From the stately Mahagandayon to silk, the values of Amarapura embellish the holy lands of Myanmar.
The former royal capital of Myanmar was founded, governed, and raised to excellence by the kings of the Konbaung Dynasty in the country’s most fertile land. It suffered political neglect and a devastating fire in the early 19th century. The traces of it remain visible on the ruined city walls today. The motives behind its much-renowned epithet “City of Immortals” are unknown. Amarapura is famous for ancient Burmese traditions such as silk weaving and bronze working. Thanks to places like Mahagandayon and U Bein Bridge, the city retains its otherworldly appeal as an all-time favorite among travelers.
In Myanmar’s largest monastery, Mahagandayon, over a thousand monks convene to have their daily meal each day. This special gathering offers visitors a unique sight. The spectacular Buddhist sanctuary is more than a monastery. It is a working monastic college home to the sacred teachings of the Buddha. Come in lunchtime to witness the streets get washed in crimson as monks get in line for their last meal of the day. Their tranquility will entrance you at once.

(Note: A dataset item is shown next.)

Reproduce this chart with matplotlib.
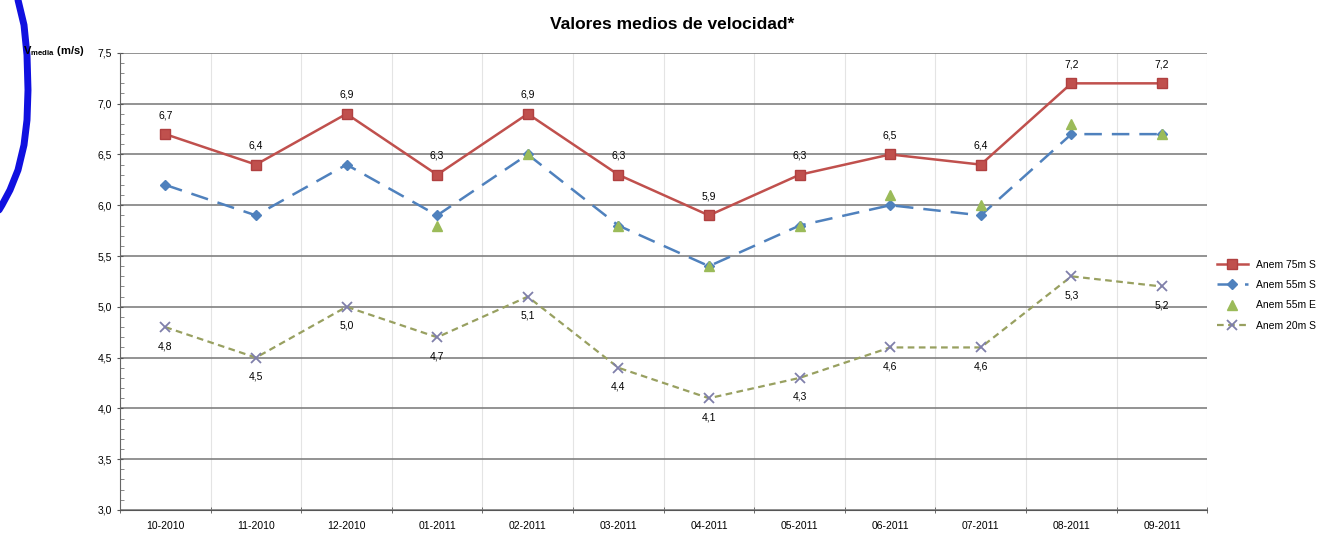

Amarapura is much about silk as it is about worship. Nicknamed the “Queen of Textiles” for its affinity and resilience, silk has been a vital part of Burmese tradition for centuries. The city is famous for its silk weaving. The silk workshops scattered across are among its most appreciated highlights. A visit to these skill-ladened hubs will reveal awe-inspiring scenes of the making of longyis, a traditional unisex skirt. These are the best places to have a sincere conversation with locals.